◆ PROVIDED DATA:
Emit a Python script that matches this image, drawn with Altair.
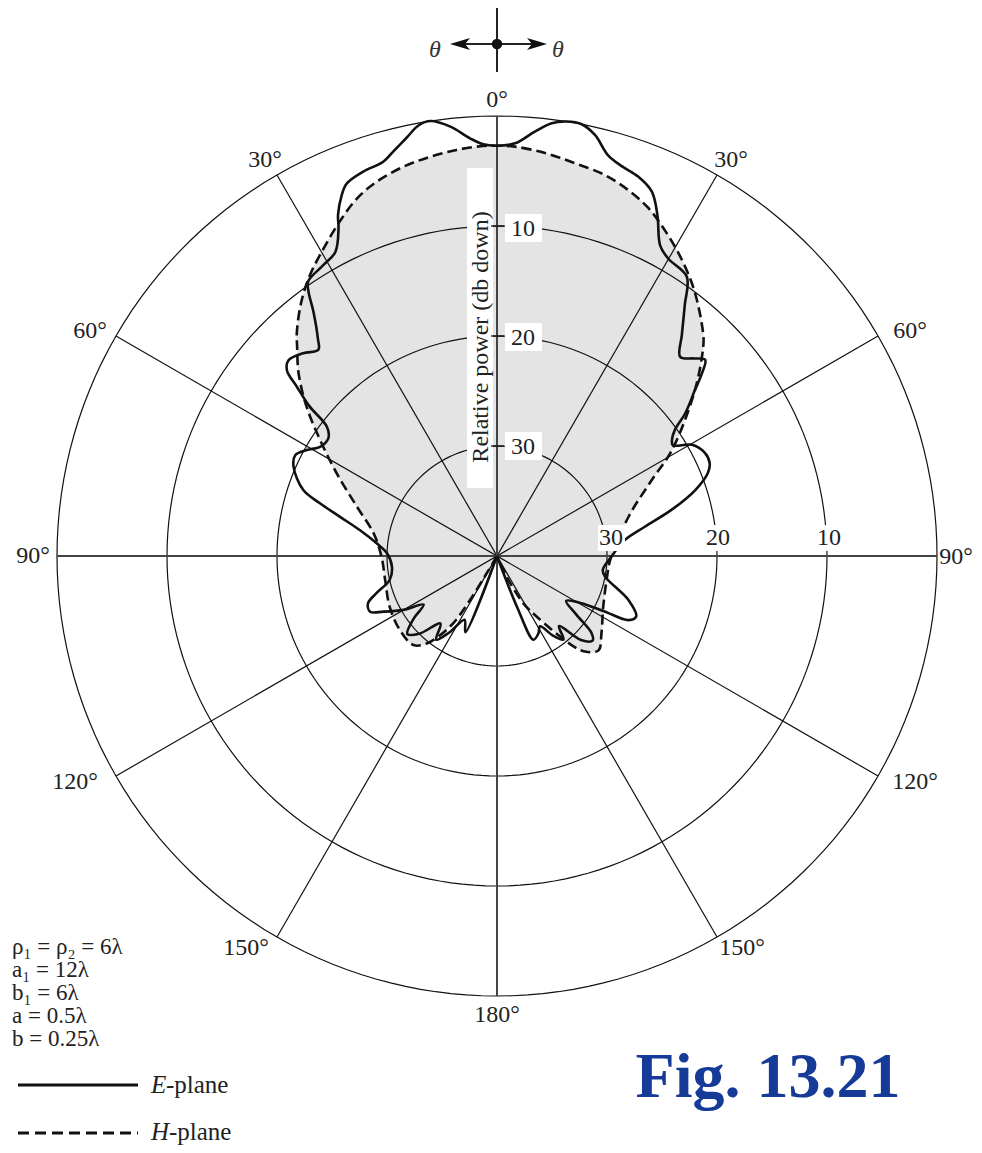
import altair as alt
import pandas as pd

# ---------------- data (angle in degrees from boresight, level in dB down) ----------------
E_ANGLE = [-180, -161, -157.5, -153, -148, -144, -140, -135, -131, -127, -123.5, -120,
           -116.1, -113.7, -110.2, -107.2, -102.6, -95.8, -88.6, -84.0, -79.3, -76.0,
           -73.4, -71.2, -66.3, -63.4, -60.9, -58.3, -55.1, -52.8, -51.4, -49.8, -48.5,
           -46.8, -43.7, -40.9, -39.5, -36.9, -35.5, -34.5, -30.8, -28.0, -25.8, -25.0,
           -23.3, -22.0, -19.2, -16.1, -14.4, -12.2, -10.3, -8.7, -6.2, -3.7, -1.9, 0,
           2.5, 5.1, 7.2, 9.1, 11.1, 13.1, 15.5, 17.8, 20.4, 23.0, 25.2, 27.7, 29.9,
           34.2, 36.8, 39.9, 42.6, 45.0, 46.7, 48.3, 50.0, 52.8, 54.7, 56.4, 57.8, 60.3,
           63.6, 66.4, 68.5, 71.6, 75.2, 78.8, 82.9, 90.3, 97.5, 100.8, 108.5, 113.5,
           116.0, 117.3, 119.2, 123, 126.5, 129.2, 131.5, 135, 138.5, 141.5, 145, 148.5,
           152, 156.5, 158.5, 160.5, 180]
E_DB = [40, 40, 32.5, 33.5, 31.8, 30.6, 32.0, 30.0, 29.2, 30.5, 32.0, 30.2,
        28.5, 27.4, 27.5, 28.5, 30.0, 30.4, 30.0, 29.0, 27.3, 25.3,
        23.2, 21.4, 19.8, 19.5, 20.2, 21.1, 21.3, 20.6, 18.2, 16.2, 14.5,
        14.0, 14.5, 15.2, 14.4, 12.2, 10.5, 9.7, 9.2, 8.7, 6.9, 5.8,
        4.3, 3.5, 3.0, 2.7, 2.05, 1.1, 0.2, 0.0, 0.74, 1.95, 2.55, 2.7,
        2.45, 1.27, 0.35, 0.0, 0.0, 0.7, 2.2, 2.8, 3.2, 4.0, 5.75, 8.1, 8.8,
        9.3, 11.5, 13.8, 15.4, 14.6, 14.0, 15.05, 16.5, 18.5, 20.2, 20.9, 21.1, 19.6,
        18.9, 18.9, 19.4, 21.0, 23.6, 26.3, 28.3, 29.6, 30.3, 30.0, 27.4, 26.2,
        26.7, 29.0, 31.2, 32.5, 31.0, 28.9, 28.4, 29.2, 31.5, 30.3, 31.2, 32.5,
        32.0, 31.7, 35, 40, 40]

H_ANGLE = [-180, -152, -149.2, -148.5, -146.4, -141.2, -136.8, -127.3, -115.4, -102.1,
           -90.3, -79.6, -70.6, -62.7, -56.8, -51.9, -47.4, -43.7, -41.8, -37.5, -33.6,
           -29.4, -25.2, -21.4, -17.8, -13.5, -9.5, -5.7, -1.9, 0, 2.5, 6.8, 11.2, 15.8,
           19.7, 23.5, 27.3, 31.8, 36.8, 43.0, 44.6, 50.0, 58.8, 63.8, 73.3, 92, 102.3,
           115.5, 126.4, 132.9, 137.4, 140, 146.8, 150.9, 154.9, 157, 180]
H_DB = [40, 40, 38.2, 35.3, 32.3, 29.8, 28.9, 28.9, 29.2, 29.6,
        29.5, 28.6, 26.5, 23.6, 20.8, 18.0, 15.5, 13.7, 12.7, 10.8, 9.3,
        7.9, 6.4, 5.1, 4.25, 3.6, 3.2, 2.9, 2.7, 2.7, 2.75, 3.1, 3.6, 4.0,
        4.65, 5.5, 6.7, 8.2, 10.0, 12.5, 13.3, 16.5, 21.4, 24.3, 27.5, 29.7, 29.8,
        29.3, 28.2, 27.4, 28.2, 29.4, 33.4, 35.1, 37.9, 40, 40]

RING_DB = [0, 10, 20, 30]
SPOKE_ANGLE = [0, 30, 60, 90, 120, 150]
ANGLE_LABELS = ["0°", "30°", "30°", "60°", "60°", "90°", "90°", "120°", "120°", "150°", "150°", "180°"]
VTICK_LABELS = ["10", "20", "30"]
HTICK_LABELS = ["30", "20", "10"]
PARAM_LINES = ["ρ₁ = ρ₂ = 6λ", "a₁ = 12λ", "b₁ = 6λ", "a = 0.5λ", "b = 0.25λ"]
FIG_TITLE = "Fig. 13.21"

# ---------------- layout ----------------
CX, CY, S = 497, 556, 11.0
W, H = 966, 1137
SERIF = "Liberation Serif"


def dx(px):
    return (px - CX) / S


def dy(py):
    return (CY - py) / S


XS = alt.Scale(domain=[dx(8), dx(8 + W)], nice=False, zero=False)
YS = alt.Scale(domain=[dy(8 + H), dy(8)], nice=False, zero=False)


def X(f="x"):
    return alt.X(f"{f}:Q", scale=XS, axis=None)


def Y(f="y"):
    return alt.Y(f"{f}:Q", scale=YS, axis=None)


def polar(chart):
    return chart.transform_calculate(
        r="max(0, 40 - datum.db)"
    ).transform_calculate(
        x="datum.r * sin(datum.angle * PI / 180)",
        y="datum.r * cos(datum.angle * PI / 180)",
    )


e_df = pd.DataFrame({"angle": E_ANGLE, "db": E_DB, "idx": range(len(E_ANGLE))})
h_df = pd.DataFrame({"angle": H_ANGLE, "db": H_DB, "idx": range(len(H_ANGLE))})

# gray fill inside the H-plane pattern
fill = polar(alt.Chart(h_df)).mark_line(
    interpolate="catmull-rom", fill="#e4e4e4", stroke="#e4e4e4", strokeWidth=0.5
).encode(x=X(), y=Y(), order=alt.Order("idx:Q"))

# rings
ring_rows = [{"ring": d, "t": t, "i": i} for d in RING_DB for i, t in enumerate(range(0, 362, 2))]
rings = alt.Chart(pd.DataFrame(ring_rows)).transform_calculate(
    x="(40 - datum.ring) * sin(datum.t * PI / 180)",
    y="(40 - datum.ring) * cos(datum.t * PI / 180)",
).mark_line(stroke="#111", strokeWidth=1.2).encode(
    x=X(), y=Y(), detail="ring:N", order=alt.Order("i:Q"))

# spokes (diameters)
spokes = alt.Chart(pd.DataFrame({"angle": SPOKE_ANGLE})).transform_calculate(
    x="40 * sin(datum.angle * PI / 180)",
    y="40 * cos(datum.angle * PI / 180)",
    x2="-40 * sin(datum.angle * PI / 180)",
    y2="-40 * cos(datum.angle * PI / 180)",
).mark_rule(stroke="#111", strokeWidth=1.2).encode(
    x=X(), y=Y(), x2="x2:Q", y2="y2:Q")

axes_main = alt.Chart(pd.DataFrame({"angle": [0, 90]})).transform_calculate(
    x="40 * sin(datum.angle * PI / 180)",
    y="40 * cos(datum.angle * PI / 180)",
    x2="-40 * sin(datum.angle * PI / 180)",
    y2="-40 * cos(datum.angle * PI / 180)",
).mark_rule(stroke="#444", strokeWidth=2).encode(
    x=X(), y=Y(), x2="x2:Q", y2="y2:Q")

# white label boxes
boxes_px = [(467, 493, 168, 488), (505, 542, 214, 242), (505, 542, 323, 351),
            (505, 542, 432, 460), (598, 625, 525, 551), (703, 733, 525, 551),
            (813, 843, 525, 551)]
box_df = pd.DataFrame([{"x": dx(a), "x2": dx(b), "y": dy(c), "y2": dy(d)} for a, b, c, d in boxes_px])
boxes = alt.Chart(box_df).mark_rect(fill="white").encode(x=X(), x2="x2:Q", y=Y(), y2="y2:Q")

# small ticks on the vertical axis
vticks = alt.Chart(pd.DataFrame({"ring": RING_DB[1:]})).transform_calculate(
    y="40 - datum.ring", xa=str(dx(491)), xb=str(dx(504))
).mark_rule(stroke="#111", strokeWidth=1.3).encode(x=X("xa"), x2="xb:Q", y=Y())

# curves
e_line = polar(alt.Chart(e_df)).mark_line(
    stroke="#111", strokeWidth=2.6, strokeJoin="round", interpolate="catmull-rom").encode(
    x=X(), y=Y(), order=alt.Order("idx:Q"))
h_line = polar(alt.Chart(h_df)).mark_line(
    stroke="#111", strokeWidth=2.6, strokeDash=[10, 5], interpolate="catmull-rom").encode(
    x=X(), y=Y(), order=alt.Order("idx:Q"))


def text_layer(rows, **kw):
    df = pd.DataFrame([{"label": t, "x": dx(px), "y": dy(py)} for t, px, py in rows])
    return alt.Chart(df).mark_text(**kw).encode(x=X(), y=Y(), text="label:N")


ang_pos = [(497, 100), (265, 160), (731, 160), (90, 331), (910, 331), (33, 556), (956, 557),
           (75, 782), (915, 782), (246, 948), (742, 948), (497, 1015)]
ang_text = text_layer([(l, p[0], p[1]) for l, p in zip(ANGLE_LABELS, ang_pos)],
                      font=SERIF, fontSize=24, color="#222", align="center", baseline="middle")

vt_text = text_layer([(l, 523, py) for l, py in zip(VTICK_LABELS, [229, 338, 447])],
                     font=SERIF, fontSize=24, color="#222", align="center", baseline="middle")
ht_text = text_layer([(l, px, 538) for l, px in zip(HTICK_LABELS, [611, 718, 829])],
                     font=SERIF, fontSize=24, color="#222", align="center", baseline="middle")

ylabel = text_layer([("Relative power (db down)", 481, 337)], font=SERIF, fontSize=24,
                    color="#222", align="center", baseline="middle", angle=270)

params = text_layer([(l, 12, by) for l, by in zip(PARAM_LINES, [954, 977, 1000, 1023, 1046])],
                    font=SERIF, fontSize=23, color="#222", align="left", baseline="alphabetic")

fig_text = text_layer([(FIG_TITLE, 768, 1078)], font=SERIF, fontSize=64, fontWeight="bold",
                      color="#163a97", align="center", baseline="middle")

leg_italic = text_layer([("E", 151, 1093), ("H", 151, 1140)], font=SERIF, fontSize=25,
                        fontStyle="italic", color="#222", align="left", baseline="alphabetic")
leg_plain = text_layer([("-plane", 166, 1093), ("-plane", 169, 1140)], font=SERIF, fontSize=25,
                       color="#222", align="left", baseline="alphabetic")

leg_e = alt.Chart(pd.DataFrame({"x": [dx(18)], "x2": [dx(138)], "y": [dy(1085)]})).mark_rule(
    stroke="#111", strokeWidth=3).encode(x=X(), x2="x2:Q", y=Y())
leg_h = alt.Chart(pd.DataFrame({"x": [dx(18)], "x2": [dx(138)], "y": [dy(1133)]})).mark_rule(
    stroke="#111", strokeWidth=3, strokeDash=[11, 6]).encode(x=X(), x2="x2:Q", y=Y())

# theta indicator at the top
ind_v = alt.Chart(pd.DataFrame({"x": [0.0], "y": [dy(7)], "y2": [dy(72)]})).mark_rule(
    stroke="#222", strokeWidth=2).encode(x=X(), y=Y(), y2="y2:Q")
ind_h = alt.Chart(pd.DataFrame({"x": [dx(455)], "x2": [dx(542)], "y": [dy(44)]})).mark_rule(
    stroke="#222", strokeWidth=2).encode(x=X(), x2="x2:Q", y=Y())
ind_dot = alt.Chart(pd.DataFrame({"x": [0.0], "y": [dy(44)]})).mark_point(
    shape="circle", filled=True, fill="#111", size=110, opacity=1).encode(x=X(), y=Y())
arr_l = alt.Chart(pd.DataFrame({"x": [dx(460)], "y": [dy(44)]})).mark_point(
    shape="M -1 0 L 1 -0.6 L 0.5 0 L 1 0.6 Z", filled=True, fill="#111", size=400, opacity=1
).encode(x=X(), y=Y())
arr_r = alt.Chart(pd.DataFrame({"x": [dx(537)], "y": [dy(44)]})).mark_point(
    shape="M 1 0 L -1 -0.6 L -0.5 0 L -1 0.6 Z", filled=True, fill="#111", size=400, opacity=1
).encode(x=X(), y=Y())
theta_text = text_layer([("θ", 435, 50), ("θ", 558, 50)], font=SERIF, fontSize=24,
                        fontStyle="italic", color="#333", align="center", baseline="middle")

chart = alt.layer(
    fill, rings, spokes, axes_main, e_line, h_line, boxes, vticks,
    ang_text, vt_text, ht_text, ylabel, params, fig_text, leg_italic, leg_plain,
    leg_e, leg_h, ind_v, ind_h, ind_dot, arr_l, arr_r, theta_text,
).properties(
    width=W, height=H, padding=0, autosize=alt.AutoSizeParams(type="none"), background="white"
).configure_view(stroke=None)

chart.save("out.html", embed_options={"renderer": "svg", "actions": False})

◆ DESCRIPTION OF THE TASK: Would you reproduce the lines above, from the very first through the line containing "import pandas as pd", exactly and without the pictures?

◆ SOLUTION FOR THIS PROBLEM:
Emit a Python script that matches this image, drawn with Altair.
import altair as alt
import pandas as pd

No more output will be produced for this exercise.